### Problem requirements
Drop every picture. Then return, exactly, the lines from the beginning of the listing below through the one containing "const yTickInterval = 10;".
::::
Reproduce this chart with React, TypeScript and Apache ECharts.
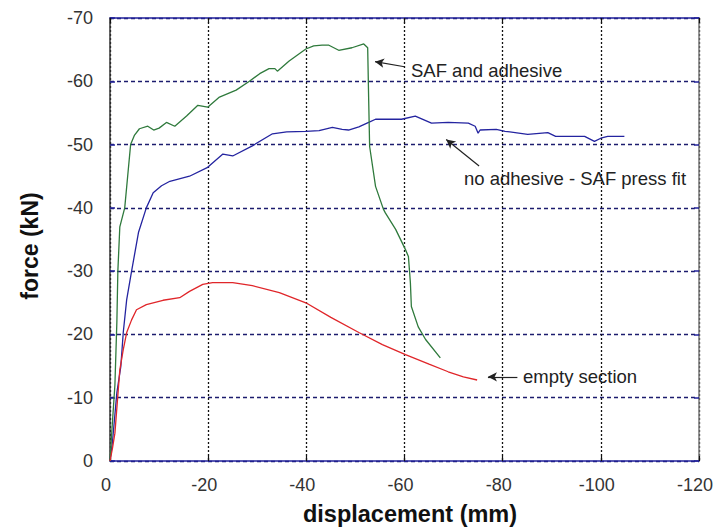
import React, { useEffect, useRef } from "react";
import * as echarts from "echarts";

const xTickInterval = 20;
const yTickInterval = 10;

const safAndAdhesive: [number, number][] = [
  [0, 0], [-0.4, -5], [-1, -12], [-1.4, -22], [-1.6, -30], [-2, -37], [-3, -40],
  [-3.6, -45], [-4.2, -50], [-5, -51.5], [-6, -52.5], [-7.7, -52.9], [-8.9, -52.3],
  [-10, -52.6], [-11.5, -53.5], [-13.2, -52.9], [-15.6, -54.5], [-17.9, -56.2],
  [-19.9, -55.9], [-22.3, -57.5], [-25.7, -58.6], [-28.4, -60], [-30.5, -61.2],
  [-32.4, -62], [-33.6, -62], [-34.1, -61.6], [-36.5, -63.2], [-39.9, -65.1],
  [-41.5, -65.6], [-43.2, -65.7], [-44.6, -65.7], [-46.6, -64.9], [-49.3, -65.3],
  [-51.7, -65.9], [-52.5, -65.3], [-52.7, -57.2], [-52.9, -49.7], [-54.1, -43.4],
  [-55.7, -39.8], [-56.1, -39.2], [-58.2, -36.6], [-60.2, -33.4], [-60.8, -32.3],
  [-61.2, -28.2], [-61.4, -24.4], [-62.8, -21.2], [-64.3, -19.2], [-67.3, -16.3],
];

const noAdhesive: [number, number][] = [
  [0, 0], [-0.5, -3], [-1.4, -10.8], [-2.2, -14.9], [-2.7, -20.3], [-3.4, -25.5],
  [-4.4, -30], [-5.8, -36.1], [-7.4, -40], [-8.8, -42.4], [-10.5, -43.5],
  [-12.2, -44.2], [-16.2, -45], [-19.9, -46.4], [-23, -48.5], [-25, -48.2],
  [-29, -49.8], [-33.1, -51.7], [-36, -52], [-39.9, -52.1], [-42.6, -52.2],
  [-45.3, -52.7], [-47.3, -52.4], [-48.6, -52.3], [-50.7, -52.8], [-52.7, -53.5],
  [-54.1, -54], [-59.4, -54], [-62.2, -54.5], [-65.5, -53.4], [-68.9, -53.5],
  [-73, -53.4], [-74.4, -52.9], [-75, -51.8], [-75.4, -52.3], [-78.7, -52.4],
  [-80.5, -52.1], [-85.1, -51.6], [-89.2, -51.9], [-90.8, -51.3], [-96.7, -51.3],
  [-98.7, -50.5], [-100, -51], [-101.4, -51.3], [-104.8, -51.3],
];

const emptySection: [number, number][] = [
  [0, 0], [-0.5, -2], [-1, -4.4], [-2, -14.4], [-2.7, -17.6], [-3.4, -20.3],
  [-4.4, -22.3], [-5.4, -23.9], [-7.4, -24.7], [-10.8, -25.4], [-14.2, -25.8],
  [-16.2, -26.8], [-18.9, -27.9], [-20.9, -28.2], [-25, -28.2], [-29, -27.7],
  [-34.5, -26.6], [-39.9, -25], [-45, -22.7], [-50.7, -20.3], [-55.5, -18.4],
  [-60.2, -16.8], [-65, -15.3], [-68.9, -14.1], [-72, -13.3], [-74.8, -12.8],
];

// annotation arrows: [tail, head] in data coordinates
const arrowSaf: [number, number][] = [[-60, -62.3], [-54, -63.1]];
const arrowNoAdh: [number, number][] = [[-75.2, -46.6], [-68.5, -50.8]];
const arrowEmpty: [number, number][] = [[-83, -13.3], [-77, -13.3]];

const labels = ["SAF and adhesive", "no adhesive - SAF press fit", "empty section"];

const FONT = "'Liberation Sans', Arial, sans-serif";

export default function App() {
  const ref = useRef<HTMLDivElement>(null);
  useEffect(() => {
    const chart = echarts.init(ref.current!, null, { renderer: "svg" });
    const arrowLine = (a: [number, number][]) => [
      { coord: a[0], symbol: "none" },
      { coord: a[1], symbol: "arrow" },
    ];
    chart.setOption({
      animation: false,
      backgroundColor: "#ffffff",
      grid: { left: 110, right: 14, top: 18, bottom: 70 },
      xAxis: [
        {
          type: "value",
          min: -120,
          max: 0,
          interval: xTickInterval,
          inverse: true,
          position: "bottom",
          axisLine: { show: true, onZero: false, lineStyle: { color: "#22229a", width: 1.5 } },
          axisTick: { show: true, inside: true, length: 5, lineStyle: { color: "#111", width: 1.2 } },
          axisLabel: {
            color: "#333",
            fontSize: 18,
            fontFamily: FONT,
            margin: 15,
            padding: [0, 8, 0, 0],
          },
          splitLine: {
            show: true,
            lineStyle: { color: "#111", type: [2, 2], width: 1.3 },
          },
        },
        {
          type: "value",
          min: -120,
          max: 0,
          interval: xTickInterval,
          inverse: true,
          position: "top",
          axisLine: { show: true, onZero: false, lineStyle: { color: "#22229a", width: 1.5 } },
          axisTick: { show: true, inside: true, length: 5, lineStyle: { color: "#111", width: 1.2 } },
          axisLabel: { show: false },
          splitLine: { show: false },
        },
      ],
      yAxis: [
        {
          type: "value",
          min: -70,
          max: 0,
          interval: yTickInterval,
          inverse: true,
          position: "left",
          axisLine: { show: true, onZero: false, lineStyle: { color: "#333", width: 1.5 } },
          axisTick: { show: true, inside: true, length: 5, lineStyle: { color: "#22229a", width: 1.5 } },
          axisLabel: { color: "#333", fontSize: 18, fontFamily: FONT, margin: 17 },
          splitLine: {
            show: true,
            lineStyle: { color: "#1c1c6e", type: [4, 3], width: 1.3 },
          },
        },
        {
          type: "value",
          min: -70,
          max: 0,
          interval: yTickInterval,
          inverse: true,
          position: "right",
          axisLine: { show: true, onZero: false, lineStyle: { color: "#777", width: 1.5 } },
          axisTick: { show: true, inside: true, length: 5, lineStyle: { color: "#22229a", width: 1.5 } },
          axisLabel: { show: false },
          splitLine: { show: false },
        },
      ],
      series: [
        {
          name: labels[1],
          type: "line",
          data: noAdhesive,
          showSymbol: false,
          lineStyle: { color: "#2424a0", width: 1.3 },
          itemStyle: { color: "#2424a0" },
          z: 3,
        },
        {
          name: labels[0],
          type: "line",
          data: safAndAdhesive,
          showSymbol: false,
          lineStyle: { color: "#2f7a3c", width: 1.3 },
          itemStyle: { color: "#2f7a3c" },
          z: 4,
        },
        {
          name: labels[2],
          type: "line",
          data: emptySection,
          showSymbol: false,
          lineStyle: { color: "#e0262a", width: 1.3 },
          itemStyle: { color: "#e0262a" },
          z: 5,
        },
        {
          name: "arrows",
          type: "line",
          data: [],
          silent: true,
          markLine: {
            silent: true,
            symbolSize: [7, 9],
            label: { show: false },
            lineStyle: { color: "#222", type: "solid", width: 1.2 },
            data: [arrowLine(arrowSaf), arrowLine(arrowNoAdh), arrowLine(arrowEmpty)],
          },
        },
      ],
      graphic: [
        {
          type: "text",
          x: 411,
          y: 70,
          style: {
            text: labels[0],
            fill: "#222",
            font: `18.5px ${FONT}`,
            textVerticalAlign: "middle",
          },
        },
        {
          type: "text",
          x: 464,
          y: 178,
          style: {
            text: labels[1],
            fill: "#222",
            font: `18.5px ${FONT}`,
            textVerticalAlign: "middle",
          },
        },
        {
          type: "text",
          x: 523,
          y: 376,
          style: {
            text: labels[2],
            fill: "#222",
            font: `18.5px ${FONT}`,
            textVerticalAlign: "middle",
          },
        },
        {
          type: "text",
          x: 410,
          y: 514,
          style: {
            text: "displacement (mm)",
            fill: "#111",
            font: `bold 23.5px ${FONT}`,
            textAlign: "center",
            textVerticalAlign: "middle",
          },
        },
        {
          type: "text",
          x: 30,
          y: 246,
          rotation: Math.PI / 2,
          style: {
            text: "force (kN)",
            fill: "#111",
            font: `bold 23px ${FONT}`,
            textAlign: "center",
            textVerticalAlign: "middle",
          },
        },
      ],
    });
    return () => chart.dispose();
  }, []);
  return (
    <div
      ref={ref}
      style={{ position: "fixed", left: 0, top: 0, width: 716, height: 531, background: "#fff" }}
    />
  );
}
::::
### Worked answer
Reproduce this chart with React, TypeScript and Apache ECharts.
import React, { useEffect, useRef } from "react";
import * as echarts from "echarts";

const xTickInterval = 20;
const yTickInterval = 10;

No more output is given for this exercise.